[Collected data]
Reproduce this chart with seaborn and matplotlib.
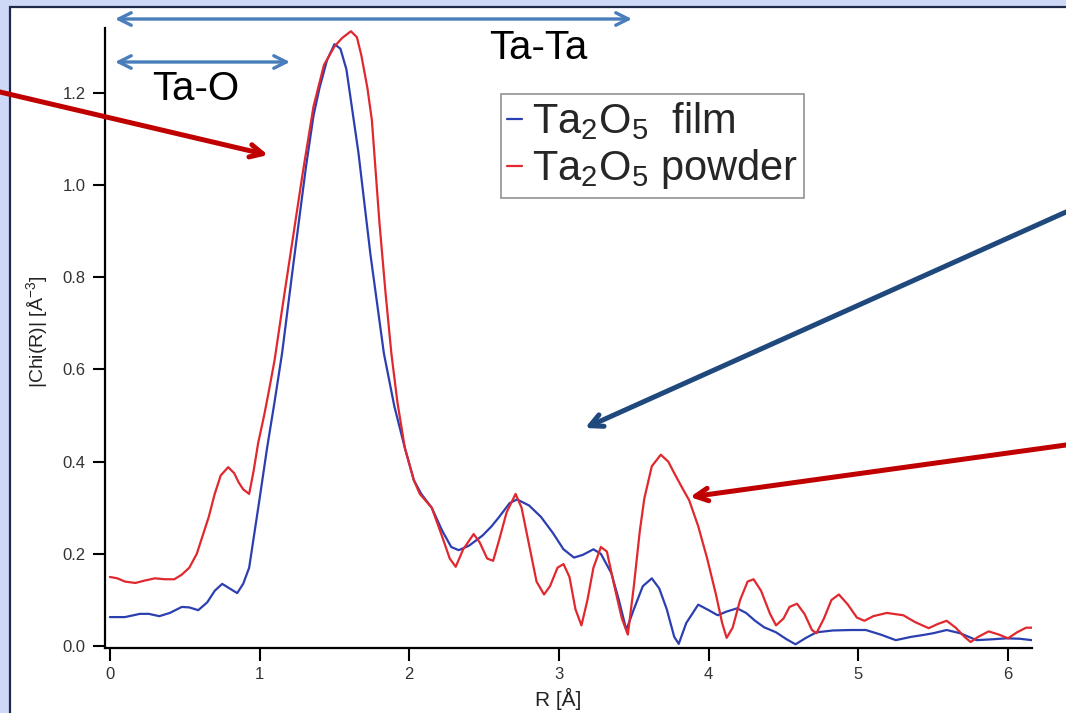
import pandas as pd
import seaborn as sns
import matplotlib.pyplot as plt
from matplotlib.patches import Rectangle


# |Chi(R)|, film (blue) and powder (red)
r_film = [0.00, 0.10, 0.20, 0.26, 0.33, 0.40, 0.48, 0.53, 0.59, 0.65, 0.70, 0.75, 0.80, 0.85,
          0.89, 0.93, 1.00, 1.05, 1.10, 1.15, 1.23, 1.31, 1.36, 1.40, 1.45, 1.50, 1.54, 1.58,
          1.66, 1.74, 1.83, 1.90, 1.97, 2.03, 2.08, 2.15, 2.22, 2.28, 2.33, 2.40, 2.49, 2.55,
          2.60, 2.67, 2.72, 2.80, 2.88, 2.96, 3.03, 3.10, 3.16, 3.23, 3.28, 3.35, 3.40, 3.45,
          3.50, 3.56, 3.62, 3.67, 3.72, 3.77, 3.80, 3.85, 3.93, 4.00, 4.06, 4.12, 4.19, 4.25,
          4.31, 4.37, 4.45, 4.52, 4.58, 4.65, 4.72, 4.83, 4.95, 5.05, 5.15, 5.25, 5.35, 5.43,
          5.50, 5.59, 5.68, 5.79, 5.90, 5.99, 6.08, 6.16]
chi_film = [0.063, 0.063, 0.070, 0.070, 0.065, 0.072, 0.085, 0.084, 0.078, 0.095, 0.120, 0.135,
            0.125, 0.115, 0.135, 0.170, 0.320, 0.430, 0.530, 0.635, 0.840, 1.040, 1.150, 1.210,
            1.270, 1.305, 1.295, 1.250, 1.070, 0.850, 0.635, 0.520, 0.430, 0.360, 0.330, 0.300,
            0.250, 0.215, 0.208, 0.218, 0.240, 0.260, 0.280, 0.310, 0.318, 0.305, 0.280, 0.245,
            0.210, 0.192, 0.198, 0.210, 0.200, 0.158, 0.100, 0.035, 0.080, 0.130, 0.147, 0.125,
            0.080, 0.020, 0.005, 0.050, 0.090, 0.078, 0.067, 0.075, 0.082, 0.072, 0.055, 0.041,
            0.030, 0.015, 0.004, 0.018, 0.030, 0.034, 0.035, 0.035, 0.025, 0.013, 0.020, 0.024,
            0.028, 0.035, 0.028, 0.013, 0.015, 0.017, 0.016, 0.013]

r_powder = [0.00, 0.05, 0.10, 0.17, 0.23, 0.30, 0.37, 0.43, 0.48, 0.53, 0.58, 0.61, 0.66, 0.70,
            0.74, 0.79, 0.83, 0.86, 0.89, 0.93, 0.96, 0.99, 1.03, 1.06, 1.10, 1.15, 1.22, 1.29,
            1.36, 1.43, 1.50, 1.55, 1.61, 1.65, 1.68, 1.72, 1.75, 1.80, 1.84, 1.88, 1.92, 1.97,
            2.03, 2.07, 2.15, 2.22, 2.27, 2.31, 2.36, 2.43, 2.47, 2.52, 2.56, 2.60, 2.65, 2.71,
            2.75, 2.80, 2.85, 2.90, 2.94, 2.99, 3.03, 3.07, 3.11, 3.15, 3.19, 3.23, 3.28, 3.32,
            3.37, 3.42, 3.46, 3.50, 3.54, 3.57, 3.62, 3.68, 3.73, 3.77, 3.82, 3.87, 3.93, 3.99,
            4.05, 4.09, 4.12, 4.16, 4.21, 4.26, 4.30, 4.35, 4.41, 4.45, 4.50, 4.54, 4.59, 4.64,
            4.69, 4.72, 4.77, 4.82, 4.87, 4.93, 4.99, 5.04, 5.10, 5.19, 5.30, 5.38, 5.47, 5.53,
            5.59, 5.65, 5.71, 5.75, 5.80, 5.87, 5.94, 6.00, 6.06, 6.12, 6.16]
chi_powder = [0.150, 0.147, 0.140, 0.137, 0.142, 0.147, 0.145, 0.145, 0.155, 0.170, 0.200,
              0.230, 0.280, 0.330, 0.370, 0.388, 0.375, 0.355, 0.340, 0.330, 0.380, 0.440,
              0.500, 0.550, 0.620, 0.730, 0.880, 1.030, 1.170, 1.260, 1.300, 1.318, 1.333,
              1.320, 1.280, 1.210, 1.140, 0.920, 0.770, 0.635, 0.530, 0.430, 0.360, 0.330,
              0.300, 0.237, 0.190, 0.172, 0.210, 0.243, 0.225, 0.190, 0.185, 0.230, 0.290,
              0.330, 0.300, 0.220, 0.140, 0.112, 0.130, 0.170, 0.178, 0.150, 0.080, 0.045,
              0.100, 0.170, 0.215, 0.205, 0.130, 0.060, 0.025, 0.130, 0.250, 0.320, 0.390,
              0.415, 0.400, 0.375, 0.345, 0.316, 0.260, 0.190, 0.110, 0.050, 0.018, 0.040,
              0.100, 0.140, 0.145, 0.120, 0.070, 0.045, 0.060, 0.085, 0.092, 0.070, 0.035,
              0.028, 0.060, 0.100, 0.112, 0.090, 0.062, 0.055, 0.065, 0.072, 0.067, 0.052,
              0.039, 0.048, 0.055, 0.040, 0.020, 0.009, 0.020, 0.032, 0.025, 0.017, 0.030,
              0.040, 0.040]

film_label = 'Ta$_\\mathregular{2}$O$_\\mathregular{5}$  film'
powder_label = 'Ta$_\\mathregular{2}$O$_\\mathregular{5}$ powder'

sns.set_style('ticks')
plt.rcParams['font.family'] = ['Liberation Sans', 'DejaVu Sans']

W, H = 1066, 713
fig = plt.figure(figsize=(W / 100, H / 100), dpi=100, facecolor='#cdd9f6')
fig.add_artist(Rectangle((10 / W, -0.05), 1.1, 1.05 - 7 / H, transform=fig.transFigure,
                         facecolor='white', edgecolor='#1f2a48', lw=1.6, zorder=0))
ax = fig.add_axes([105 / W, 1 - 648 / H, 927 / W, 620 / H])
ax.set_facecolor('none')

df_film = pd.DataFrame({'R': r_film, 'chi': chi_film})
df_powder = pd.DataFrame({'R': r_powder, 'chi': chi_powder})
sns.lineplot(data=df_film, x='R', y='chi', ax=ax, color='#2b3fb0', lw=1.6, label=film_label)
sns.lineplot(data=df_powder, x='R', y='chi', ax=ax, color='#e0282e', lw=1.6, label=powder_label)

ax.set_xlim(-0.033, 6.16)
ax.set_ylim(-0.004, 1.34)
ax.set_xticks(range(0, 7))
ax.set_yticks([0.0, 0.2, 0.4, 0.6, 0.8, 1.0, 1.2])
ax.set_yticklabels(['0.0', '0.2', '0.4', '0.6', '0.8', '1.0', '1.2'])
ax.tick_params(direction='out', length=9, width=1.5, color='black', labelsize=12,
               labelcolor='#333333', pad=5)
sns.despine(ax=ax)
for s in ['left', 'bottom']:
    ax.spines[s].set_linewidth(1.6)
    ax.spines[s].set_color('black')

ax.set_xlabel('R [Å]', fontsize=15, color='#222222')
ax.set_ylabel('|Chi(R)| [Å$^{\\mathregular{-3}}$]', fontsize=14, color='#222222')
ax.xaxis.set_label_coords(0.489, -0.064)
ax.yaxis.set_label_coords(-0.058, 0.51)

leg = ax.legend(loc='upper left', bbox_to_anchor=(0.427, 0.893), fontsize=30, frameon=True,
                fancybox=False, edgecolor='#777777', handlelength=0.35, handletextpad=0.25,
                borderpad=0.15, labelspacing=0.12, borderaxespad=0)
leg.get_frame().set_linewidth(1.2)
for line in leg.get_lines():
    line.set_linewidth(1.6)


def fpos(px, py):
    return px / W, 1 - py / H


def arrow(p0, p1, style, color, lw):
    ax.annotate('', xy=fpos(*p1), xytext=fpos(*p0), xycoords='figure fraction',
                textcoords='figure fraction', annotation_clip=False,
                arrowprops=dict(arrowstyle=style, color=color, lw=lw, shrinkA=0, shrinkB=0))


arrow((115, 19), (632, 19), '<->,head_length=0.9,head_width=0.45', '#4a7ebb', 2.4)
arrow((115, 62), (290, 62), '<->,head_length=0.9,head_width=0.45', '#4a7ebb', 2.4)
arrow((0, 92), (268, 155), '->,head_length=0.9,head_width=0.45', '#c00000', 3.6)
arrow((1066, 212), (585, 428), '->,head_length=0.9,head_width=0.45', '#1f497d', 3.6)
arrow((1066, 445), (690, 497), '->,head_length=0.9,head_width=0.45', '#c00000', 3.6)

fig.text(*fpos(538, 48), 'Ta-Ta', fontsize=29, ha='center', va='center', color='black')
fig.text(*fpos(196, 89), 'Ta-O', fontsize=29, ha='center', va='center', color='black')

fig.savefig('out.png', dpi=100, facecolor=fig.get_facecolor())
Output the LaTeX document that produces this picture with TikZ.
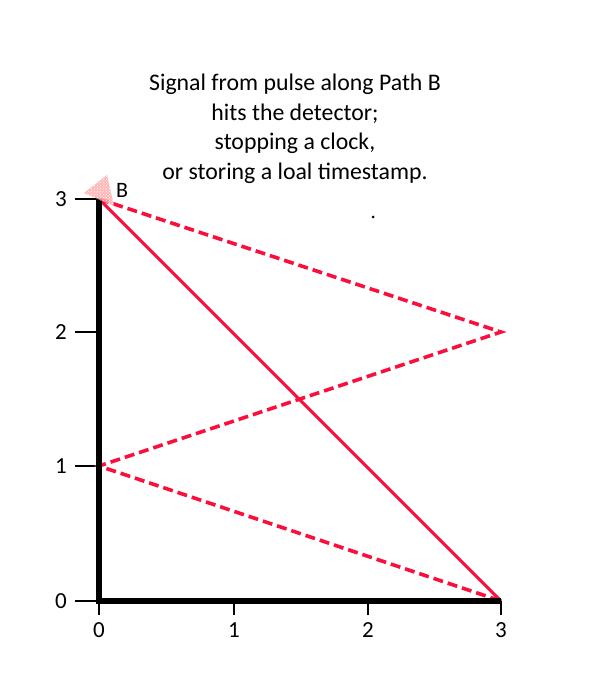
\documentclass[tikz,border=0pt]{standalone}
\usepackage{fontspec}
\setmainfont{Carlito}
\usetikzlibrary{patterns}
\definecolor{pathred}{RGB}{250,15,60}
\begin{document}
\begin{tikzpicture}[x=1pt,y=-1pt,
  axis/.style={line width=5.5pt,black},
  tick/.style={line width=2.2pt,black},
  ticklabel/.style={font=\fontsize{23}{25}\selectfont,inner sep=0pt},
  solidpath/.style={pathred,line width=3pt},
  dashpath/.style={pathred,line width=3.6pt,dash pattern=on 10pt off 5pt}]
\useasboundingbox (0,0) rectangle (600,700);
% coordinates
\coordinate (O) at (99,601);
\coordinate (Y1) at (99,466);
\coordinate (Y2) at (99,332);
\coordinate (Y3) at (99,199);
\coordinate (X1) at (234,601);
\coordinate (X2) at (368,601);
\coordinate (X3) at (501,601);
\coordinate (R2) at (501,332);
% ticks
\foreach \c/\l in {O/0,Y1/1,Y2/2,Y3/3}{
  \draw[tick] (\c) -- ++(-24,0) coordinate (t\c);
  \node[ticklabel,anchor=east] (ly\l) at ([xshift=-8pt]t\c) {\l};
}
\foreach \c/\l in {O/0,X1/1,X2/2,X3/3}{
  \draw[tick] (\c) -- ++(0,14) coordinate (s\c);
  \node[ticklabel,anchor=north] (lx\l) at ([yshift=-7pt]s\c) {\l};
}
% paths
\draw[solidpath] (Y3) -- (X3);
\draw[dashpath] (Y3) -- (R2) -- (Y1) -- (X3);
% axes
\draw[axis] (Y3) -- (O) -- (X3);
% detector cone
\fill[red!35,opacity=0.8] (84,193) -- (107,175) -- (114,206) -- cycle;
\fill[pattern=crosshatch dots,pattern color=white] (84,193) -- (107,175) -- (114,206) -- cycle;
\node[font=\fontsize{22}{24}\selectfont,inner sep=0pt] (B) at (122,190) {B};
% title
\node[font=\fontsize{23.8}{29.5}\selectfont,align=center,inner sep=0pt,anchor=north] (title) at (295,74)
 {Signal from pulse along Path B\\hits the detector;\\stopping a clock,\\or storing a loal timestamp.};
\fill (373,217) circle (1.5pt);
\end{tikzpicture}
\end{document}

- STATED GOAL -
Starting at the top of the listing above, reproduce each line up to and including the one with "from matplotlib.patches import Rectangle"; omit the pictures.

- WRITTEN RESPONSE -
Reproduce this chart with seaborn and matplotlib.
import pandas as pd
import seaborn as sns
import matplotlib.pyplot as plt
from matplotlib.patches import Rectangle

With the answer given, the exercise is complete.